I dreamed the trace to the mountains, over the hills,
and there a girl who belonged wherever she was.
But then my mother called us back to the car:
she was afraid; she always blamed the place,
the time, anything my father planned.

Now both of my parents, the long line through the plain,
the meadowlarks, the sky, the world’s whole dream
remain, and I hear him say while I stand between the two,
helpless, both of them part of me:
“Your job is to find what the world is trying to be.”

An Afternoon in the Stacks by William Stafford

A friend shared this one after reading Laura Riding’s poem from the other day. Since we’ve already established that I’m a total book nerd, it should be no surprise that I think this poem is great, too!

An Afternoon in the Stacks
By William Stafford

Closing the book, I find I have left my head
inside. It is dark in here, but the chapters open
their beautiful spaces and give a rustling sound,
words adjusting themselves to their meaning.
Long passages open at successive pages. An echo,
continuous from the title onward, hums
behind me. From in here the world looms,
a jungle redeemed by these linked sentences
carved out when an author traveled and a reader
kept the way open. When this book ends
I will pull it inside-out like a sock
and throw it back in the library. But the rumor
of it will haunt all that follows in my life.
A candleflame in Tibet leans when I move.

A Ritual to Read to Each Other by William Stafford

Here’s another one from Good Poems.

A Ritual to Read to Each Other
By William Stafford

If you don’t know the kind of person I am
and I don’t know the kind of person you are
a pattern that others made may prevail in the world
and following the wrong god home we may miss our star.

For there is many a small betrayal in the mind,
a shrug that lets the fragile sequence break
sending with shouts the horrible errors of childhood
storming out to play through the broken dyke.

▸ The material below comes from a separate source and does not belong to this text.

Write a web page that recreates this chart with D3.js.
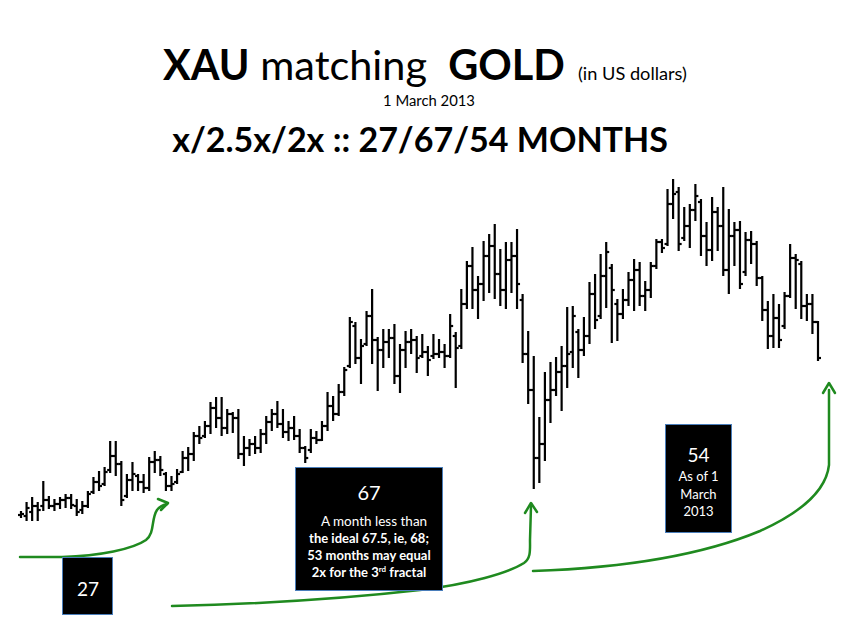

And as elephants parade holding each elephant’s tail,
but if one wanders the circus won’t find the park,
I call it cruel and maybe the root of all cruelty
to know what occurs but not recognize the fact.

And so I appeal to a voice, to something shadowy,
a remote important region in all who talk:
though we could fool each other, we should consider—
lest the parade of our mutual life get lost in the dark.

For it is important that awake people be awake,
or a breaking line may discourage them back to sleep;
the signals we give—yes, no, or maybe—
should be clear: the darkness around us is deep.